The Structure of YVSP Community Process

The Advisory Team

The Advisory Team consists of leading scholars and practitioners in the youth violence prevention field who inform the underlying strategy and approach of the YVSP and regularly advise the project team.  

Dean Borgman

Gordon Conwell Theological Seminary,
Charles E. Culpeper Professor of Youth Ministries, 1976

Rev. Jeffrey Brown

Executive Director of Boston TenPoint Coalition

Rev. Dr. Ray Hammond

Chair of Board of Directors of the Boston Foundation
Chair and Founder of the Ten Point Coalition

Jack McDevitt

Northeastern University,
Associate Dean for Research and Graduate Studies in the College of Criminal Justice
Director of the Center for Criminal Justice Policy Research
Director of the Institute on Race and Justice

Neighborhood Design Teams

Neighborhood design teams were convened in three neighborhoods, each consisting of 12 community residents (6 adults and 6 youth). These teams oversaw and approved the development of our model framework and the core logic of the model. They worked in close coordination with our computer model builder who translated their findings into visual diagrams and then into a computer model. Each design team, along with additional community members, regularly reviewed, tested and approved the model as it was being developed. The teams were led through a collaborative learning process which focused on building trust and a spirit of inquiry with participants by openly challenging assumptions, experimenting and reflecting publicly about the project design, and digging for deeper shared insight into each topic area.  
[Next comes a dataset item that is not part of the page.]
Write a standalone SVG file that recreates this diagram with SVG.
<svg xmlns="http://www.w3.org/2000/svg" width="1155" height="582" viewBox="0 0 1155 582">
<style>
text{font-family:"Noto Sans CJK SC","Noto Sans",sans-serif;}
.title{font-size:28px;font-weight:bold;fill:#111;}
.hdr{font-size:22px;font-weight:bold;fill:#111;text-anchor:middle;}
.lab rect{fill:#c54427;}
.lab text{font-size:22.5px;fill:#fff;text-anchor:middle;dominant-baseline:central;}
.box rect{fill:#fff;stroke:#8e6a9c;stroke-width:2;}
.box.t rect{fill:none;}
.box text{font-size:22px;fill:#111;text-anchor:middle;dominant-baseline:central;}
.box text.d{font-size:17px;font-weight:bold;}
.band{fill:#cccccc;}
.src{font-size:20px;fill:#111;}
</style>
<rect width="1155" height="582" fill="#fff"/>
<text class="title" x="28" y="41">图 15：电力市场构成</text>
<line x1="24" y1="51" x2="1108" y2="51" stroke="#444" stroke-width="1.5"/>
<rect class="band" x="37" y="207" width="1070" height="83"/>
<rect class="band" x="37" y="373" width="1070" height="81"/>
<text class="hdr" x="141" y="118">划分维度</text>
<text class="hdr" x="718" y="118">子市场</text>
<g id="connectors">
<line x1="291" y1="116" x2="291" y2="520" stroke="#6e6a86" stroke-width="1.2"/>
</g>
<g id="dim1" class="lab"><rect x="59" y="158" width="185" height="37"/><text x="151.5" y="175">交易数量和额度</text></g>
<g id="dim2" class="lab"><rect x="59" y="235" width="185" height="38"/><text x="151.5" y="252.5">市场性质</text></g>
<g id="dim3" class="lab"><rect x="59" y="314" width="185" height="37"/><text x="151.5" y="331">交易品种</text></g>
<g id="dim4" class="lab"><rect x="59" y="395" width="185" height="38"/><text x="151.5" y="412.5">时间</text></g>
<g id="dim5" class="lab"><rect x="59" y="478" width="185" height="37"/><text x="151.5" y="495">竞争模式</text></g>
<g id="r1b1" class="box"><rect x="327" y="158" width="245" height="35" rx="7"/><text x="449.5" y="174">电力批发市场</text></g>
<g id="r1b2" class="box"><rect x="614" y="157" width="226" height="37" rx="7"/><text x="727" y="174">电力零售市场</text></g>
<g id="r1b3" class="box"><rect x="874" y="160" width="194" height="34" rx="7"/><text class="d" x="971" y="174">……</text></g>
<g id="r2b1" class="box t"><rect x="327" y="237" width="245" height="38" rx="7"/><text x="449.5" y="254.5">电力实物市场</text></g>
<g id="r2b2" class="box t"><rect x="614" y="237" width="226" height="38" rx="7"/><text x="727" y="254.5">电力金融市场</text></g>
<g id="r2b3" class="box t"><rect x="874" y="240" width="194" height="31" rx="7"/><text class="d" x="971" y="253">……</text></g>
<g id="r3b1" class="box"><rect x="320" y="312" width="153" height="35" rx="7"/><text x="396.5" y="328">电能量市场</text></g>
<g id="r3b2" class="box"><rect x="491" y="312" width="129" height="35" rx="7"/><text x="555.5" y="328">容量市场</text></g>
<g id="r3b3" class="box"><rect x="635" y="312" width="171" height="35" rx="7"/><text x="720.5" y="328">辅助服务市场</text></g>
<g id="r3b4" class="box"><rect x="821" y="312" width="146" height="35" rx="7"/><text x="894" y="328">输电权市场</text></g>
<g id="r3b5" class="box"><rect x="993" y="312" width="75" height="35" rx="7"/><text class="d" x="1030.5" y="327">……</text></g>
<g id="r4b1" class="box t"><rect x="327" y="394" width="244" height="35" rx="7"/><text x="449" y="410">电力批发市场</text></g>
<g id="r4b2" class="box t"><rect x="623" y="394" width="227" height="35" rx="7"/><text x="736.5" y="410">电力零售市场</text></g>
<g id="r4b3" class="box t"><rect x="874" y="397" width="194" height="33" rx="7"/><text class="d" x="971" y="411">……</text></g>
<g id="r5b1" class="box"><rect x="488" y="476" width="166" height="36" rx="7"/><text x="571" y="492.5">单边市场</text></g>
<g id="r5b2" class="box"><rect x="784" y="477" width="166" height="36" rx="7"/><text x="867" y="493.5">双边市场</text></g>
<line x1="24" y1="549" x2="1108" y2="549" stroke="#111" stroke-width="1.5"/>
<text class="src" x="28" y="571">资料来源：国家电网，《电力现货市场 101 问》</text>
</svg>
The design teams were assembled with the assistance of lead community partners which were selected for their history of work in youth violence at the community level, and their respected status as community-led agencies in their respective neighborhoods. Three partners were selected in each target neighborhood who were responsible for selecting four individuals for the team (1 agency worker, 1 adult community resident, and 2 youth community residents). 

Stakeholder Listening Sessions

Focus groups, in-depth interviews, and information sessions were held with community residents, community-based agencies, and academic and institutional stakeholders to inform and secure their input regarding the project design, execution, and implementation. These individuals were selected due to their acknowledged role as gatekeepers to networks that would provide access to key people, information, and data required for the successful execution of the project. Their input was essential in helping to design a process that was acceptable to community residents and to attaining the required data sets. The information gathered from this formative research provided critical insight into the history, politics, and power dynamics at work in the field of youth violence reduction in the city of Boston – information which was needed to effectively launch a large citywide initiative. 

In Phase IV (2010), the YVSP will convene an academic forum to explore the public health and criminology/sociology implications of the model, discuss the model’s underlying logic and merits, and obtain attendees’ critical academic review and feedback. 

Community Meetings

In 2009, the YVSP held periodic meetings within a larger community setting as a way to engage a broader cross section of the community for input into the model building process. The three primary meetings in 2009 were hosted by:

  • The GOTCHA Collaborative
  • Mass Housing
  • Louis D. Brown Peace Institute

Likewise in Phase IV (2010), the YVSP will continue to present at community meetings to increase awareness of a systems approach to youth violence. YVSP will also convene two community conferences to discuss model feedback and usability recommendations. 

Model Use Trainings

In Phase IV, the YVSP will train a targeted group of stakeholders and practitioners and work with the High Risk Youth Network to identify and train qualified youth workers to serve as certified data providers who will help obtain additional neighborhood data so the model can continue to be updated with new information. 

Specifically we aim to:

  • Train 50 community agencies on how to use the model effectively and provide ongoing support.
  • Train 200 youth workers to understand and use the model as they work with youth all over the city. This training will consist of workshops, forums, and courses that are designed to teach youth workers about the key concepts that make up the core logic of the model as well as the use of the model “flight simulator” which will be available to the general public.
  • Train other interested stakeholders (including policymakers and institutional organizations) so they will be better able to evaluate past, current and proposed intervention strategies.